Canone
Rai, cura alla Bolivar
25 - 08 - 2013Giuseppe Pennisi
Per
privatizzare la tv di Stato, l'Italia potrebbe seguire il modello intrapreso
dal Paese sudamericano negli anni Novanta
La
mia nota sul “canone Rai” (apparsa il 22 agosto su Formiche.net) mi
ha fatto ricevere due ordini di commenti. Da un lato, giuristi (anche dell’Alta
Corte) hanno notato che se il “canone” era una tassa di scopo quando la Rai
operava in monopolio, è diventata un’imposta di scopo da quando il
monopolio è stato abolito. Dovrebbe, quindi, essere “progressiva” ed i suoi
proventi dovrebbero affluire non alla Rai ma all’erario. Da un altro, se il
“canone” è di dubbia costituzionalità e non risolverebbe i “buchi” di bilancio
della Rai se non con un aumento dei trasferimenti, perché non privatizzare una volta per tutte.
Privatizzare
la Rai è una missione coraggiosa ma non impossibile. Nella situazione attuale –
è vero – la Rai avrebbe difficoltà a trovare altri acquirenti che non
fossero o una fondazione con scopi di beneficenza o un imprenditore che potesse
acquisire una posizione monopolistica (in aperta contravvenzione delle regole
italiane ed europee).
Con immaginazione ed esperienza, tuttavia, la denazionalizzazione della Rai può essere più semplice di quanto non sembri.
Con immaginazione ed esperienza, tuttavia, la denazionalizzazione della Rai può essere più semplice di quanto non sembri.
Il
primo passo può apparire bizzarro: collegare la privatizzazione della Rai alla
nascita di una vera previdenza complementare per gli italiani.

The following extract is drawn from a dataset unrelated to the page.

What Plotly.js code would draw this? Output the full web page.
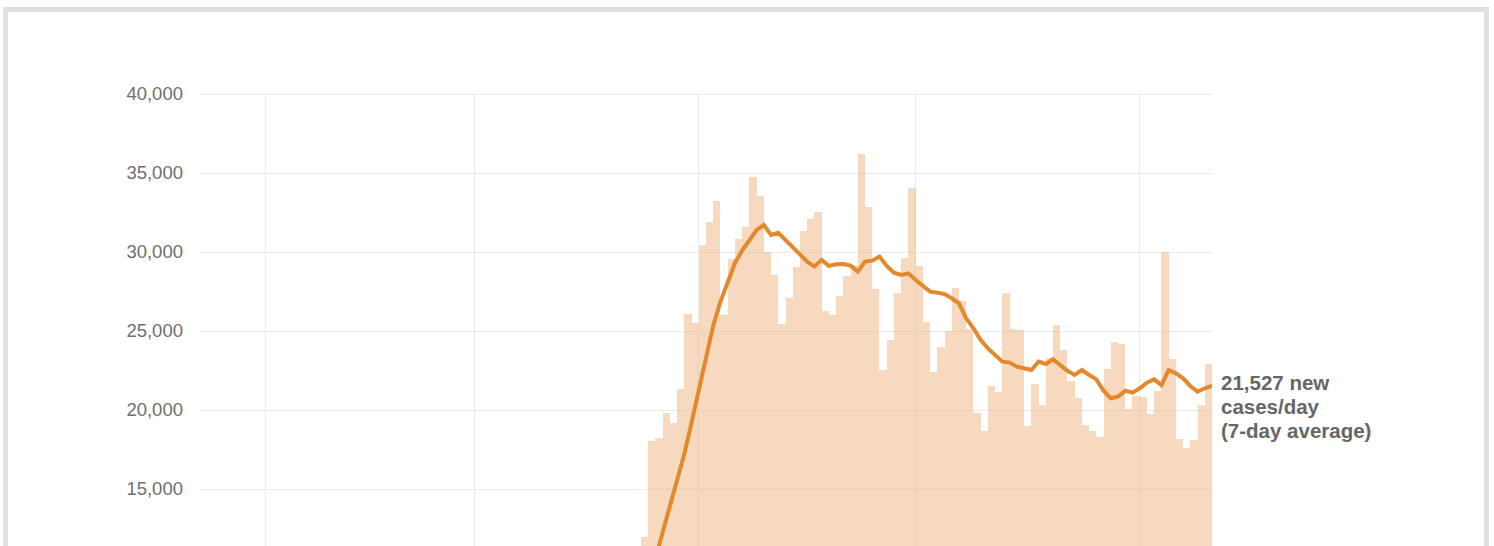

Il
secondo consiste nel rendere la Rai una vera public company. C’è un precedente
importante: il modo in cui sono state realizzate, congiuntamente, le
privatizzazioni ed i fondi pensioni in Bolivia negli anni Novanta,
seguendo i suggerimenti di Steve H. Hanke, direttore del Centro di
Economia Applicata della Università Johns Hopkins di Baltimore e Senior
Fellow del Cato Institute illustrati oltre che dall’ideatore da Martin
Feldstein, per lustri Presidente del National Bureau of Economic Research,
nonché uno dei maestri più autorevoli del pensiero economico internazionale (ed
alla guida del Comitato dei consiglieri economici di due presidenti degli Stati
Uniti).
In
pratica, ciò vuol dire dare, gratuitamente, azioni Rai a tutti gli
italiani. Seguendo quale metodo? Uno semplicissimo: l’età anagrafica, quanto più
si è anziani tanto più si è pagato il canone (e si sono sorbiti programmi di
pessima qualità), avendo, dunque, titolo ad un risarcimento con azioni da
impiegare per ottenerne un vitalizio nella tarda età. Le azioni sarebbero vincolate
per un lasso di tempo – ad esempio, cinque anni – a non essere poste sul
mercato ma ad essere destinate ad un fondo pensione aperto (ed ad ampia
portabilità) a scelta dell’interessato il quale, però, manterrebbe tutti i
diritti in quanto azionista (elezione degli organi di governo, vigilanza sul
loro operato, definizione dei loro emolumenti) in base alle azioni di cui è
titolare sin dal primo giorno successivo alla denazionalizzazione della Rai.
Gli azionisti deciderebbero se scorporare le reti. Unica regola: pareggio di
bilancio o per l’intera azienda o per singola rete in quanto aziende
distinte (anche se collegate). Il management dell’intera Rai (o di una rete)
che non riuscisse a mantenere il pareggio di bilancio (e auspicabilmente a
chiudere in utile) sarebbe passabile di azione di responsabilità e, ai sensi
della normativa societaria in vigore, se l’indebitamento superasse certi
parametri la liquidazione diventerebbe obbligatoria.
Ed
il “servizio pubblico”? Nell’età della rete delle reti, ci bada
Internet: già adesso tutti i dicasteri, le Regioni, le Province, i Comuni, le
Comunità Montane dispongono di siti interattivi. I siti di informazione e
contro-informazione pullulano – tanto generalisti quanto specializzati. E la
cultura? In primo luogo, pensiamo che gli italiani siano più accorti, e più
sensibili alla cultura, di chi compila, ed approva, gli attuali palinsesti: una
Rai che risponde al popolo azionista proporrà più cultura dell’attuale (come
dimostrano gli abbonamenti a canali culturali digitali). In secondo, si potrebbe
prevedere agevolazioni tributarie per gli sponsor.
È
un miraggio? Una provocazione? No. La “cura alla Bolivar” per la Rai è
la modernizzazione. Specialmente in tempi di spending review dove agli italiani
viene detto, ed imposto, di stringere la cinghia.